The aim of this project is to develop a parser for a website page using HTTP requests. The parser should extract and save data in a MSSQL database table.
- The parser should wait for 10 minutes between each bypass to ensure stable and continuous parser operation.
- The sample size and the amount of delay between requests should be determined based on the specific requirements of the website.
- Stored data must be verified and validated to ensure accuracy and completeness.
- Each record should be checked for availability by key and only new records should be saved.
- The parser should be designed as a console application of .Net Framework 4.8 without using Selenium, WebBrowser, etc.
This project should be evaluated based on the following criteria:
- Parser code: The parser code should be simple and straightforward without unnecessary complications like abstractions, interfaces, and asynchrony, auxiliary libraries. Linear execution: sending HTTP request - parsing response - saving data.
- Database table: The database table should have an appropriate field structure and data types.
- Interaction with the database: The layer of interaction with the database should use direct SQL queries instead of EntityFramework and similar libraries.

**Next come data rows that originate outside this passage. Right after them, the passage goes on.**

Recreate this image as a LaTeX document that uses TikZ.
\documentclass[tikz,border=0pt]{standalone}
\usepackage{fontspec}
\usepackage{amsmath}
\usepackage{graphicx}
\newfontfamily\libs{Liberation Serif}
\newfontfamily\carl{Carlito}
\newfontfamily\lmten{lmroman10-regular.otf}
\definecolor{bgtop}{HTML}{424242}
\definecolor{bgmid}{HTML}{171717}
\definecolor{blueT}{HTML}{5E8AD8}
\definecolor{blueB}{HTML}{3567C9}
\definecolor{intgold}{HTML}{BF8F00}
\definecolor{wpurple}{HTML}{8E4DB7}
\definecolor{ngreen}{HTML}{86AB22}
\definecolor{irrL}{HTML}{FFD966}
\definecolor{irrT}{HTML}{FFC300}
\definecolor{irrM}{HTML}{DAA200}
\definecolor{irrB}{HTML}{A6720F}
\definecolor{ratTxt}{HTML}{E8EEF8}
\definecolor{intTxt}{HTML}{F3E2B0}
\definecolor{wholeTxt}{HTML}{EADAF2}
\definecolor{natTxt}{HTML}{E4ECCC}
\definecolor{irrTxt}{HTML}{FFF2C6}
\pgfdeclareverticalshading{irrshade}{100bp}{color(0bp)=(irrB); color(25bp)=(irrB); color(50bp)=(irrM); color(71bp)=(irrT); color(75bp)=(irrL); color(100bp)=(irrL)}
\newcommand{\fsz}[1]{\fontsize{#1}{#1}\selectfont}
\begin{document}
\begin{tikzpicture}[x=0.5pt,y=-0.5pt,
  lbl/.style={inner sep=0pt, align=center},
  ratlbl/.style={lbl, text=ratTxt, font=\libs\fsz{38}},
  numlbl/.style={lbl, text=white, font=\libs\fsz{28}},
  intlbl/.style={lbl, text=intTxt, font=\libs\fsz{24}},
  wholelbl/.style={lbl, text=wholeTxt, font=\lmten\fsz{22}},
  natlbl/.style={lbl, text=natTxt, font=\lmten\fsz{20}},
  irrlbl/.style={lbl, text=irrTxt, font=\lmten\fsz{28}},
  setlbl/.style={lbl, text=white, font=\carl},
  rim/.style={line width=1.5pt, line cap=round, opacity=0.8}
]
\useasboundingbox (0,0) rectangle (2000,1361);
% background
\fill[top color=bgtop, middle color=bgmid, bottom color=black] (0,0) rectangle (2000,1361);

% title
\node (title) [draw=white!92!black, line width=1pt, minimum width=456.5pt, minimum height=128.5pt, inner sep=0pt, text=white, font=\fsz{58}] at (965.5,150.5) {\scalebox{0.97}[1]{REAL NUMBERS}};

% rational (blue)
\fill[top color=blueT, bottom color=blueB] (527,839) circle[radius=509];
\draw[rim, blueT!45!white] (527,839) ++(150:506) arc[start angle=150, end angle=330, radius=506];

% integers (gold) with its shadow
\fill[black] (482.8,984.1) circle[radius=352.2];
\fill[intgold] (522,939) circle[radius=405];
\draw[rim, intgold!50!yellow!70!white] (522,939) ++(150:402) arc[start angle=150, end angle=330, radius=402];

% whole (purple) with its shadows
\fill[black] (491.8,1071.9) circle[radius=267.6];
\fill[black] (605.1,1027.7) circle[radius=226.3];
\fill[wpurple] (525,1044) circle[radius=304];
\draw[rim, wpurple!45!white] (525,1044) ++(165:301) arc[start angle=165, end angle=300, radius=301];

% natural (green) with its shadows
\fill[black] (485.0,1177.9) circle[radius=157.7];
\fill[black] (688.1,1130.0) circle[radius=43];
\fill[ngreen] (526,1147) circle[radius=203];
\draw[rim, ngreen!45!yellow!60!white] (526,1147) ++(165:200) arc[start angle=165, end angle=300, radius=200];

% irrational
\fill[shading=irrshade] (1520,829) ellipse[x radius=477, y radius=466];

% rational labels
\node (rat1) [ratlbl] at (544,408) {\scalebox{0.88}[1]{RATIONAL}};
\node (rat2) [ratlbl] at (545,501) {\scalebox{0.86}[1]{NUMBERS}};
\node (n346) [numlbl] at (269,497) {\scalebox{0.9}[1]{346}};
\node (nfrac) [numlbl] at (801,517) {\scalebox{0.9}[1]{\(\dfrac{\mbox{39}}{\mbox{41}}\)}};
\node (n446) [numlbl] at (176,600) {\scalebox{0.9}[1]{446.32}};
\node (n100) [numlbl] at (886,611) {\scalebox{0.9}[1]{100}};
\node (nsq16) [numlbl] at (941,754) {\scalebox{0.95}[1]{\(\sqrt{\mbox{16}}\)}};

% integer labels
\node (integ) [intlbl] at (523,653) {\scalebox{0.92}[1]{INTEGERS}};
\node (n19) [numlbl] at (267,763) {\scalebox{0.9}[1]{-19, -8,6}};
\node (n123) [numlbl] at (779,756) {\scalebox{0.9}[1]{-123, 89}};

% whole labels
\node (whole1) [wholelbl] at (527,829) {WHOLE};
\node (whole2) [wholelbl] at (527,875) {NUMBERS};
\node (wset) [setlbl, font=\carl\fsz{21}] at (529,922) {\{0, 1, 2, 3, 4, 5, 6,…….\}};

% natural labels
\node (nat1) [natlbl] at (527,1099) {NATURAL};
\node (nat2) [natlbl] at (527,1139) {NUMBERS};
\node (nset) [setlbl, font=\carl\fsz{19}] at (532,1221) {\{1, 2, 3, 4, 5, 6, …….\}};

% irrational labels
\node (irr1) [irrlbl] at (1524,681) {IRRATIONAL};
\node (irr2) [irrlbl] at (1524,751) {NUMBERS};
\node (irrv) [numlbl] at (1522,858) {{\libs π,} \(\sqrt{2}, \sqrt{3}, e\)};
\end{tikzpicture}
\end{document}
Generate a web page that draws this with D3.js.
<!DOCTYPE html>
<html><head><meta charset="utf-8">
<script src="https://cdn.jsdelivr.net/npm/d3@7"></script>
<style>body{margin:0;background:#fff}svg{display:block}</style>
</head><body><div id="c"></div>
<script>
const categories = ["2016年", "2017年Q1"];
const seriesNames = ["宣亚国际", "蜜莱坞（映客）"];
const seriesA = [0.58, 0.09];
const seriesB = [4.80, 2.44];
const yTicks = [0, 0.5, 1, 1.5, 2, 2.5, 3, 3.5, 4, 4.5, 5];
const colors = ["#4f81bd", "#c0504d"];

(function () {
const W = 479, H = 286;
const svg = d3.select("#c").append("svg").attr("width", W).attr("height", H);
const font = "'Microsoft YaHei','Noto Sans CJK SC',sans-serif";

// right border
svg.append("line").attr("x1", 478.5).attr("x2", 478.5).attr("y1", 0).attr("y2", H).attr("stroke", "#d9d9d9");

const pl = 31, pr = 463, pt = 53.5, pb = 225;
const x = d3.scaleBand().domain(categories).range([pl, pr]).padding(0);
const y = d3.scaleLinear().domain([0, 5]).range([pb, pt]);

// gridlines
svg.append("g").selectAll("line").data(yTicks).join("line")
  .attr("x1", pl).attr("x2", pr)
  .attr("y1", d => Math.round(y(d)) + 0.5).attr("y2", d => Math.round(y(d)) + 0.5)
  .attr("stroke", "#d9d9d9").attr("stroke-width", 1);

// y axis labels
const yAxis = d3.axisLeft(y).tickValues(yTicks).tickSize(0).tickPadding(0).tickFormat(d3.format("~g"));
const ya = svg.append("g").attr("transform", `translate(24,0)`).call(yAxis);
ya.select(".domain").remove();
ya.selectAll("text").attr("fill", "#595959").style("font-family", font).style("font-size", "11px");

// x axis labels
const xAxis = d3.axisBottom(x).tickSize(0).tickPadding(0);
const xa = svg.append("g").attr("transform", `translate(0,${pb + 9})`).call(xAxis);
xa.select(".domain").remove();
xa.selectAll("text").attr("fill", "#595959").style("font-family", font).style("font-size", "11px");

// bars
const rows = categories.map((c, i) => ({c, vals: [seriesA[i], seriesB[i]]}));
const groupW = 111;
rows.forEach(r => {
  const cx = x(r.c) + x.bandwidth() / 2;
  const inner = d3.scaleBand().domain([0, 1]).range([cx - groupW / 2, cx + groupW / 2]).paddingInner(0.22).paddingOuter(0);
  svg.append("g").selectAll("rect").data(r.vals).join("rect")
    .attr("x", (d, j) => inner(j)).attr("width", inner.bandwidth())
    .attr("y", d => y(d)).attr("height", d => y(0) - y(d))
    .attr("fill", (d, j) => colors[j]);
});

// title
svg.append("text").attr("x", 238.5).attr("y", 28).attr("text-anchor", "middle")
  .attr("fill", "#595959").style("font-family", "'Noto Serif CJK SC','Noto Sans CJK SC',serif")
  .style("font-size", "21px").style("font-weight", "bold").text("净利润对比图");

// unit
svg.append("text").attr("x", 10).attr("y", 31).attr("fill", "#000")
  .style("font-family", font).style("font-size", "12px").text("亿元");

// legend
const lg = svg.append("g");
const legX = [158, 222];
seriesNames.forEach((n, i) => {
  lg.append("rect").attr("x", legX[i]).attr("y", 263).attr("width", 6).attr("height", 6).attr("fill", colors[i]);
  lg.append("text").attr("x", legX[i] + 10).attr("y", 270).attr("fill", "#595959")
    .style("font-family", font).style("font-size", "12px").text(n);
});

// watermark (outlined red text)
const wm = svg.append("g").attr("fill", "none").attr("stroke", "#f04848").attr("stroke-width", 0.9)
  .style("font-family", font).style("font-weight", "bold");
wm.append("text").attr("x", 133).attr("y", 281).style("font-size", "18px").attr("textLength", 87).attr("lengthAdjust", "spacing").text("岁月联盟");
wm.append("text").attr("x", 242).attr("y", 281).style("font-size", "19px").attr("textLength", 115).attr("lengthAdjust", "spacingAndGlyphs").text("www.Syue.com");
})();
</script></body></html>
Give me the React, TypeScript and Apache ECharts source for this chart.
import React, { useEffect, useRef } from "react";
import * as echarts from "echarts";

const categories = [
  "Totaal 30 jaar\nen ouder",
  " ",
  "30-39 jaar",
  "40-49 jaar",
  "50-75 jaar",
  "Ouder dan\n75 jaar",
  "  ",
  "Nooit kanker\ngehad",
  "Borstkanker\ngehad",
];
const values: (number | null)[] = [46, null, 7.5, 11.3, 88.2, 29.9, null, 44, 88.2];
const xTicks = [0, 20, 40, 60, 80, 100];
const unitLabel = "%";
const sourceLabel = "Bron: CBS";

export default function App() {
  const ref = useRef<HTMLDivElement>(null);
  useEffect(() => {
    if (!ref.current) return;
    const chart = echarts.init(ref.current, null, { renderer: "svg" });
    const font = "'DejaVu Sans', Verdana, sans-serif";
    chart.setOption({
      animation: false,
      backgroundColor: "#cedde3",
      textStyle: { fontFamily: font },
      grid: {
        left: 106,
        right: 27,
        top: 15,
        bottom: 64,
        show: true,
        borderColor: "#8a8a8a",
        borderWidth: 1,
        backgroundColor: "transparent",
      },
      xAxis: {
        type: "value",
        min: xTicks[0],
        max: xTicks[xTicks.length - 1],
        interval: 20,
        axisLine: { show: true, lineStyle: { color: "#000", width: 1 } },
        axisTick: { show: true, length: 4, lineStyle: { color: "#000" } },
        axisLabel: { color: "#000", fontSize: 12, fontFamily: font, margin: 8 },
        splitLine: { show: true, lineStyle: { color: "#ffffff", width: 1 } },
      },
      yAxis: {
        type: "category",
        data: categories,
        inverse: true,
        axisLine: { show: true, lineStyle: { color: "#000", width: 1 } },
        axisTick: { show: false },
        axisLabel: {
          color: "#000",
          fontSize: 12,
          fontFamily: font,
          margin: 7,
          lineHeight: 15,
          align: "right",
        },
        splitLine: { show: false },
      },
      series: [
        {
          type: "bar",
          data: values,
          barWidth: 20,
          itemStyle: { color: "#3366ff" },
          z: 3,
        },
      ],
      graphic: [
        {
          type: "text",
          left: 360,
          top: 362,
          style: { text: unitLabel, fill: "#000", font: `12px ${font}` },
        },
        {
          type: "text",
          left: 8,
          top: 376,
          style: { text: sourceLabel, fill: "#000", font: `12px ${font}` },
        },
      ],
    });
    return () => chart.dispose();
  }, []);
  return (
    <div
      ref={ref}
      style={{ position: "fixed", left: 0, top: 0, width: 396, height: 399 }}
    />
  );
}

- The parser should be developed using C# language.
- The estimated labor input in hours should be provided.
The database table used to store the extracted data have the following structure:
CREATE TABLE WoodDeals (
Id INT PRIMARY KEY IDENTITY(1,1),
SellerName NVARCHAR(255) NULL,
SellerInn CHAR(12) NOT NULL,
BuyerName NVARCHAR(255) NULL,
BuyerInn CHAR(12) NULL,
WoodVolumeBuyer FLOAT NULL,
WoodVolumeSeller FLOAT NULL,
DealDate DATE NULL,
DealNumber NVARCHAR(50) NOT NULL,
UNIQUE(DealNumber, SellerINN, BuyerINN)
);
The table has a primary key Id
which is an identity column. The DealNumber
, SellerINN
, and BuyerINN
columns form a unique constraint to ensure that only new records are saved. The data types for each column have been selected based on the specific requirements of the project.
I was able to complete the parser for the website page in 10-12 hours.
I also took care to ensure that the code is of high quality and follows best practices for readability and performance.
- A good rule of thumb is to wait at least 5-10 seconds between each request to avoid overwhelming the website with too many requests at once. So a delay of 10 seconds between requests may be appropriate.
- In this case, since the website has up to 7,000 pages, and only 20 rows per page, we may want to consider increasing rows per page to 100 to decrease request from website's server or exceeding any API limits.
- Declaration number consists of 28 digits, in case the number will contain more digits in the future, allocated a limit of 50.
- The names of the seller and the buyer can be any, so just check that they are not empty and do not exceed 255 characters.
- INN is checked for validity according to the appropriate algorithm for checking INN.
- Transaction date should match the date format and not be in the "future".
- Volumes are only checked for consistency with float number.